Henry Miller wrote, “One’s destination is never a place, but a new way of looking at things.” These days that means you can vagabond around the world with a computer and a reasonably fast Internet connection. Here are 10 videos that will take you up and out of your office and leave you in another world.
1. On The Road with Solitaire, Episode 2: In the Cradle of the Cordillera, Sweetgrass Productions
This clip from Sweetgrass Productions’ South American backcountry ski flick, “Solitaire” starts in Huaraz, Peru and ends in the 20,000-foot peaks of the Cordillera Blanca. As with many expeditions, the beauty of the teaser is in the road to getting there.
2. “Flying The Lindbergh Trail,” a 1937 Pan American Airways Travelogue
This late 1930s travelogue, of a Pan-Am “Clipper Ship” touring South America, follows a flight on a Sikorsky S-42 Flying Boat from Miami to Buenos Aires. The vintage travel wear and cabin is worth a view, as is the Boeing B-307 the passengers transfer to. (That plane is now at the Smithsonian Air and Space Museum at Dulles International). A great view into the Golden Age of Aviation.
3. Shelter Trailer
From the Moonshine Conspiracy—who made Thicker Than WaterandSeptember Sessions—Shelter is a classic among contemporary surf films. Opting to shoot surfers like Rob Machado, Shane Dorian, Jack Johnson and Joel Tudor playing music, eating, talking and living the surfing life, this movie, and trailer, is a welcome relief to modern wave porn. And the trailer is set to The Shins.
4. War Photographer Trailer, by Christian Frei
A reminder of what goes on around the world, every day.
5. The Making of Surfing Magazine’s Swimsuit Issue
Because Surfing is infinitely cooler than Sports Illustrated and…why the hell not.
6. Andre de la Varre’s 21 Days in Europe
“Born in Washington D.C. in 1902, Andre de la Varre quit school at age 17, bought a motion picture camera, and went to Europe to find adventure. He began making his own travel films and in 1924 became a cameraman for Burton Holmes. In the early 1930's, de la Varre went out on his own as “The Screen Traveler” and made theatrical shorts for independent release as well as for many of the major Hollywood Studios. He traveled and filmed constantly. In an autobiographical sketch, he wrote: “During the winter of 1938-39 I drove more than 10,000 miles through Morocco, Algeria and Tunisia. I covered not only cities and coastal regions but criss-crossed back and forth over the Atlas, Djurdjura, Kebelie, and Aures mountains. I also visited many of the oases on the Northern Sahara and crossed over trails or no trails in the deserts and mountains.” De la Varre continued traveling and making films for the next forty years and died in Vienna, Austria at the age of 87.” —The Travel Film Archive
7. Kerouac, Ginsberg & friends in New York
There’s no sound and no text. This is just raw—and rare—footage of Jack Kerouac, Allen Ginsberg, Lucien Carr and a few others wandering around New York City. A tribute to some of the men who started all this wandering.

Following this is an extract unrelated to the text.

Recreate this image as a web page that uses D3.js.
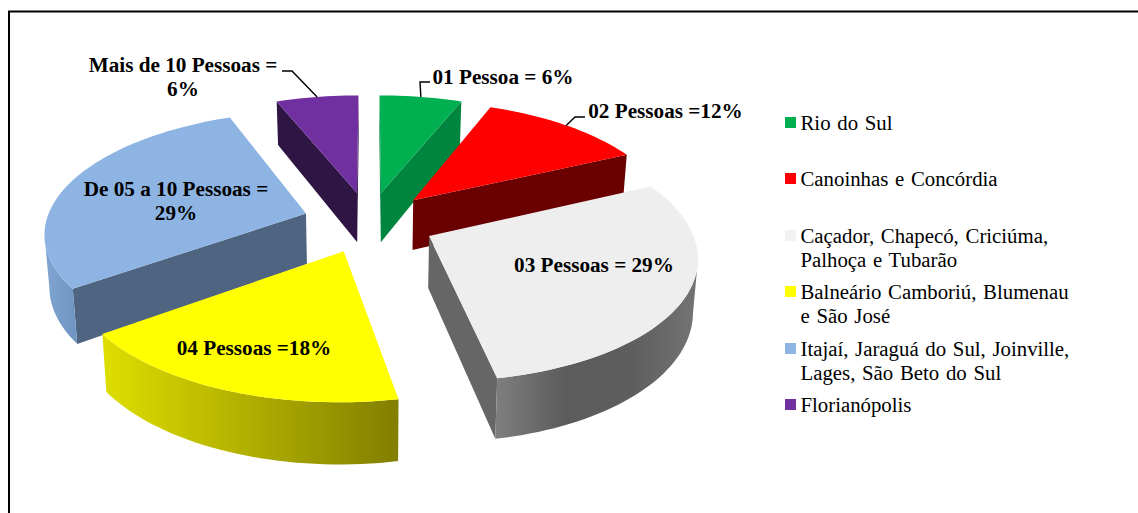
<!DOCTYPE html>
<html>
<head>
<meta charset="utf-8">
<script src="https://cdn.jsdelivr.net/npm/d3@7/dist/d3.min.js"></script>
<style>
  html, body { margin: 0; padding: 0; background: #fff; }
  svg { display: block; font-family: "Liberation Serif", serif; fill: #000; }
</style>
</head>
<body>
<svg id="chart" width="1138" height="513"></svg>
<script>
// Values, clockwise from 12 o'clock
const values = [6, 12, 29, 18, 29, 6];
const cities = [
  ["Rio do Sul"],
  ["Canoinhas e Concórdia"],
  ["Caçador, Chapecó, Criciúma,", "Palhoça e Tubarão"],
  ["Balneário Camboriú, Blumenau", "e São José"],
  ["Itajaí, Jaraguá do Sul, Joinville,", "Lages, São Beto do Sul"],
  ["Florianópolis"]
];
const sliceLabels = [
  ["01 Pessoa = 6%"],
  ["02 Pessoas =12%"],
  ["03 Pessoas = 29%"],
  ["04 Pessoas =18%"],
  ["De 05 a 10 Pessoas =", "29%"],
  ["Mais de 10 Pessoas =", "6%"]
];

// Colours: top face, radial side face, curved side gradient (left to right)
const topColors = ["#00b050", "#ff0000", "#eeeeee", "#ffff00", "#8db4e2", "#7030a0"];
const sideColors = ["#00853e", "#6b0000", "#666666", "#8a8600", "#4f6480", "#2f1544"];
const curveColors = [
  ["#00853e", "#00853e"],
  ["#6b0000", "#6b0000"],
  ["#7e7e7e", "#5c5c5c", "#5e5e5e", "#747474"],
  ["#dede00", "#b0ae00", "#827e00"],
  ["#80a5d3", "#7096c4"],
  ["#2f1544", "#2f1544"]
];
const legendColors = ["#00b050", "#ff0000", "#f2f2f2", "#ffff00", "#8db4e2", "#7030a0"];

// Label placement, in pixels: centre x and first baseline
const labelSpots = [
  { x: 503, y: 84 },
  { x: 665.5, y: 118 },
  { x: 594, y: 272 },
  { x: 254, y: 355 },
  { x: 176, y: 196 },
  { x: 183, y: 72 }
];
// Leader lines: slice index, elbow and the end next to the label
const leaders = [
  { i: 0, elbowX: 420, elbowY: 82, endX: 430 },
  { i: 1, elbowX: 575, elbowY: 117, endX: 585 },
  { i: 5, elbowX: 292, elbowY: 71, endX: 282 }
];
const legendRows = [123, 179, 236, 292, 349, 405];

const svg = d3.select("#chart");
const width = +svg.attr("width");
const height = +svg.attr("height");

// Only the top and left sides of the frame are in the picture
svg.append("path")
  .attr("d", d3.line()([[width, 11.5], [9, 11.5], [9, height]]))
  .attr("fill", "none").attr("stroke", "#000").attr("stroke-width", 2);

// Ground plane of the pie to screen: radius 1 is one pie radius
const cx = 369, cy = 222;
const xScale = d3.scaleLinear().domain([-1, 1]).range([cx - 260, cx + 260]);
const yScale = d3.scaleLinear().domain([-1, 1]).range([cy - 119.6, cy + 119.6]);
const perspective = 0.145;
const explode = 0.255;
const depth = 51;
const toBase = 0.985; // verticals lean a bit towards the centre

// Project a ground point, optionally down to the base of the slab
const project = (x, z, base) => {
  const s = 1 / (1 - perspective * z);
  const px = xScale(x * s);
  const py = yScale(z * s);
  return base ? [cx + (px - cx) * toBase, py + depth * s] : [px, py];
};

const pie = d3.pie().sort(null).value(d => d)(values);
const line = d3.line();

// Point at angle a (clockwise from top), radius r, on an exploded slice
const groundPoint = (d, a, r) => {
  const mid = (d.startAngle + d.endAngle) / 2;
  return [
    r * Math.sin(a) + explode * Math.sin(mid),
    -r * Math.cos(a) - explode * Math.cos(mid)
  ];
};

const slices = pie.map((d, i) => {
  const n = Math.max(4, Math.round((d.endAngle - d.startAngle) / 0.03));
  const arc = d3.range(n + 1).map(k => groundPoint(d, d.startAngle + (d.endAngle - d.startAngle) * k / n, 1));
  const apex = groundPoint(d, 0, 0);
  const mid = (d.startAngle + d.endAngle) / 2;
  return { d, i, arc, apex, mid, z: -Math.cos(mid) };
});

const defs = svg.append("defs");
const pieG = svg.append("g");

const quad = (a, b) => {
  const pts = [project(a[0], a[1]), project(b[0], b[1]), project(b[0], b[1], true), project(a[0], a[1], true)];
  return line(pts) + "Z";
};

// Back slices first so the front ones paint over them
slices.slice().sort((p, q) => p.z - q.z).forEach(sl => {
  const g = pieG.append("g");
  const first = sl.arc[0], last = sl.arc[sl.arc.length - 1];

  // Radial faces: show only the ones running right to left on screen
  [[sl.apex, first], [last, sl.apex]].forEach(([a, b]) => {
    if (project(b[0], b[1])[0] < project(a[0], a[1])[0] - 1) {
      g.append("path").attr("d", quad(a, b)).attr("fill", sideColors[sl.i]);
    }
  });

  // Curved face, same rule
  const front = sl.arc.filter((p, k) => {
    const prev = sl.arc[k - 1], next = sl.arc[k + 1];
    const goesLeft = (a, b) => project(b[0], b[1])[0] < project(a[0], a[1])[0];
    return (next && goesLeft(p, next)) || (prev && goesLeft(prev, p));
  });
  if (front.length) {
    const topEdge = front.map(p => project(p[0], p[1]));
    const baseEdge = front.map(p => project(p[0], p[1], true)).reverse();
    const xs = topEdge.map(p => p[0]);
    const id = "curve" + sl.i;
    const grad = defs.append("linearGradient").attr("id", id)
      .attr("gradientUnits", "userSpaceOnUse")
      .attr("x1", d3.min(xs)).attr("x2", d3.max(xs)).attr("y1", 0).attr("y2", 0);
    curveColors[sl.i].forEach((c, k, all) => {
      grad.append("stop").attr("offset", k / (all.length - 1)).attr("stop-color", c);
    });
    g.append("path").attr("d", line(topEdge.concat(baseEdge)) + "Z").attr("fill", `url(#${id})`);
  }

  // Top face
  const top = [sl.apex].concat(sl.arc).map(p => project(p[0], p[1]));
  g.append("path").attr("d", line(top) + "Z").attr("fill", topColors[sl.i]);
});

// Leader lines start on the rim at the middle of the slice
leaders.forEach(l => {
  const sl = slices[l.i];
  const rim = groundPoint(sl.d, sl.mid, 1);
  svg.append("path")
    .attr("d", line([project(rim[0], rim[1]), [l.elbowX, l.elbowY], [l.endX, l.elbowY]]))
    .attr("fill", "none").attr("stroke", "#000").attr("stroke-width", 1.4);
});

// Slice labels
sliceLabels.forEach((rows, i) => {
  const spot = labelSpots[i];
  const t = svg.append("text")
    .attr("text-anchor", "middle")
    .attr("font-size", 21.2)
    .attr("font-weight", "bold");
  rows.forEach((row, k) => {
    t.append("tspan").attr("x", spot.x).attr("y", spot.y + k * 24).text(row);
  });
});

// Legend
cities.forEach((rows, i) => {
  const y = legendRows[i];
  svg.append("rect")
    .attr("x", 785).attr("y", y - 6).attr("width", 11).attr("height", 11)
    .attr("fill", legendColors[i]);
  const t = svg.append("text").attr("font-size", 20.8).attr("word-spacing", 1.5);
  rows.forEach((row, k) => {
    t.append("tspan").attr("x", 800.5).attr("y", y + 6.5 + k * 24).text(row);
  });
});
</script>
</body>
</html>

8. Original National Lampoon’s Vacation trailer from Warner Brothers
The scary thing is that you’ve probably been on a family trip like this. Maybe without Christie Brinkley.
9. Lonely Planet Visit to a Cocaine Factory
Watch a bunch of American tourists follow their translator into the Sierra Nevada mountains of Colombia to visit a real, live (tiny) cocaine factory. They pass by paramilitary soldiers guarding the cocaine farms around Santa Marta and visit with a kindly old man, who walks them through the toxic process of refining cocaine. The only thing more entertaining than the old man’s casual demeanor is the hungry eyes and nervous laughter of the Americans gazing at the finished product.
10. Driving Around New York City in 1928
This is just insane. Cop chase, Babe Ruth cameo, steamers on the East River.